So long as the Class C Shares Plan or any amendment thereof is in
effect, Pacific Distributors shall provide to the Board of Directors of the
Corporation for its review, at least quarterly, a written report specifying in
reasonable detail the amounts expended for distribution activities and the
purposes for which such expenditures were made and shall inform the Board of
Directors of the commissions and account servicing fees to be paid by Pacific
Distributors to broker-dealers and financial institutions that have agreements
with Pacific Distributors.
3. Effective Date of this Agreement.
A. This Agreement shall not become effective until the Class C Shares
Plan takes effect according to its terms.
B. This Agreement, or any amendments thereto, shall not take effect
until it has been approved by votes of a majority of both (a) the Board of
Directors of the Corporation and (b) those Directors of the Corporation who are
not "interested persons" of the Corporation and who have no direct or indirect
financial interest in the operation of the Class C Shares Plan or any agreement
related to the Class C Shares Plan (the "Rule 12b-1 Directors"), cast in person
at a meeting (or meetings) called for the purpose of voting on this Agreement.
C. This Agreement shall continue in effect for one year from the date
of effectiveness and from year to year thereafter provided such continuance is
specifically approved at least annually in the manner provided in subparagraph
3.B of this Agreement.
4. Termination.
This Agreement may be terminated upon sixty (60) days written notice,
and without payment of any penalty, by either party hereto or by vote of a
majority of the Rule 12b-1 Directors, or by a vote of the majority of the
outstanding voting securities of the Funds. This Agreement shall terminate
automatically in the event of its assignment.
5. Definition of Certain Terms.
The terms "vote of a majority of the outstanding voting securities,"

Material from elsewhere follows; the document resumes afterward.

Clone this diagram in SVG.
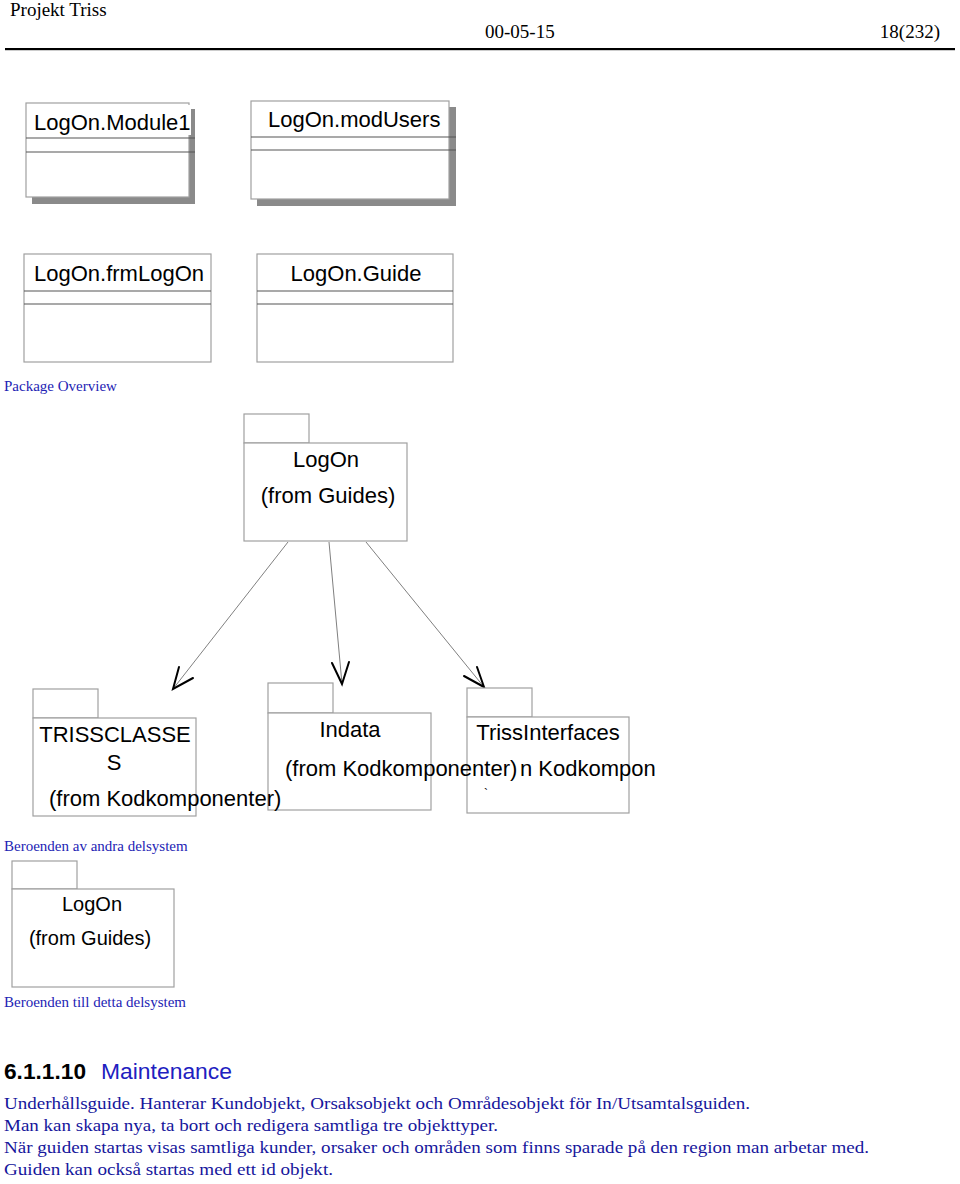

"assignment," and "interested person," when used in this Agreement, shall have
the respective meanings specified in the Act and rules thereunder.
6. Governing Law.
The provisions of this Agreement shall be construed and interpreted in
accordance with the laws of the State of Maryland as at the time in effect and
the applicable provisions of the Act as from time to time amended and any rules
or regulations promulgated thereunder. In the event that the applicable law of
the State of Maryland or any of the provision herein conflict with the
applicable provisions of the Act, the latter shall control.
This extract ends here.